Apenas hace una semana se cimbró el suelo y nos hizo estremecer. Ya no somos los mismos. Nos descubrimos vulnerables a la brutalidad de las fuerzas de la Tierra. Nos cimbramos al descubrirnos como una sociedad que no se había tomado, a fondo, a pie juntillas, las preocupaciones necesarias para atender un siniestro de tales magnitudes, desde todos los ámbitos. Lo confirman los hechos. Y me hicieron pensar en que las fuerzas telúricas son impredecibles, como las fuerzas divinas de los pueblos originarios y el pensamiento tribal, aquella que se dividía, según Roger Caillois, en fastas y nefastas, es decir: sublimes y terribles.

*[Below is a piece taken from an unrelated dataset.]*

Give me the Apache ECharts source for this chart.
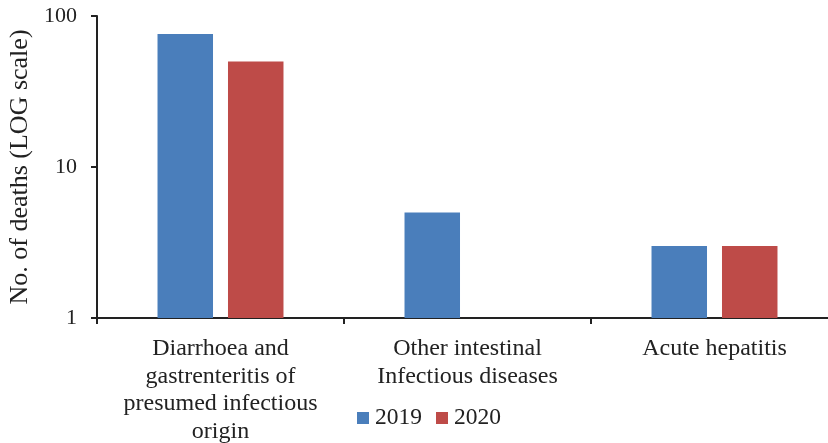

Pero las revelaciones fueron muchas más. Los millenials resultaron mucho más proactivos, solidarios, impetuosos de lo que esperábamos, de lo que ellos mismos nos habían hecho creer; un ejemplo sin lugar a dudas. Desde las redes sociales se cambió la forma de comunicarnos y su inmediatez se ha convertido en su mayor virtud; de la misma forma en que facilitaron la ayuda, el flujo de información, las solicitudes de auxilio… Las redes potenciaron la intensidad de los sentimientos —desde la conmoción hasta la paranoia, desde la indolencia hasta el llanto—, también (¡y de qué manera!) permitieron y permiten exponer los atropellos de ese linaje de oportunistas clientelares y abusadores codiciosos. Las redes han cambiado la forma de hacer política y parece que los protagonistas no lo han entendido a cabalidad. O en el peor de los casos, lo han entendido perfectamente en la dirección y el sentido equivocado, como Trump: arma de doble filo en manos torpes y atrofiadas.
Nos ha quedado claro que sí podemos comunicarnos, organizarnos, coordinarnos y actuar de manera efectiva. Nos ha quedado claro que no estamos solos. Nos ha quedado clara la profunda crisis de credibilidad de las agrupaciones políticas, de sus representantes, de sus métodos, de muchas entidades (públicas y privadas). Nos ha quedado claro que hay muchas fauces abiertas y con los colmillos afilados —el México-Rapiña mencionado en la columna anterior— que no se permiten ni un poco de pudor, humanidad o empatía, pendientes siempre de cómo explotar las circunstancias a su favor, a pesar de sí mismos. Ello, sumado a la efervescencia de las redes, ha convertido el ambiente social en un campo de paja, listo para aquellos que quieren ver arder el mundo o para aquellos que creen todavía que somos pólvora mojada. Los resultados se verán en el 2018. Este despertar estremecedor es sólo un atisbo.
Es difícil no conmoverse, además, con todas las expresiones de solidaridad, esfuerzo, empatía y patriotismo. De la misma forma, es complicado no tomar partido ante las voces impertinentes y obtusas (como aquellos que se quejaban de la estética literaria del poema de Juan Villoro o de su “verdadera intención» o de aquel “intelectual” que reprochaba la cortina de humo en que se había convertido, según él, la fama de la maravillosa perra rescatista Frida, en particular, porque fueron muchos más los casos). En las épocas de crisis son muy reducida la gama de grises. No estoy diciendo nada nuevo; la sabiduría popular es difícil de superar: “al fuego, la cera se derrite y el acero se templa”. En México, el carácter y el corazón lo tenemos templado, forjado a fuerza de Historia, de sacrificio.
¿Por qué nos habíamos tardado tanto en recordarlo?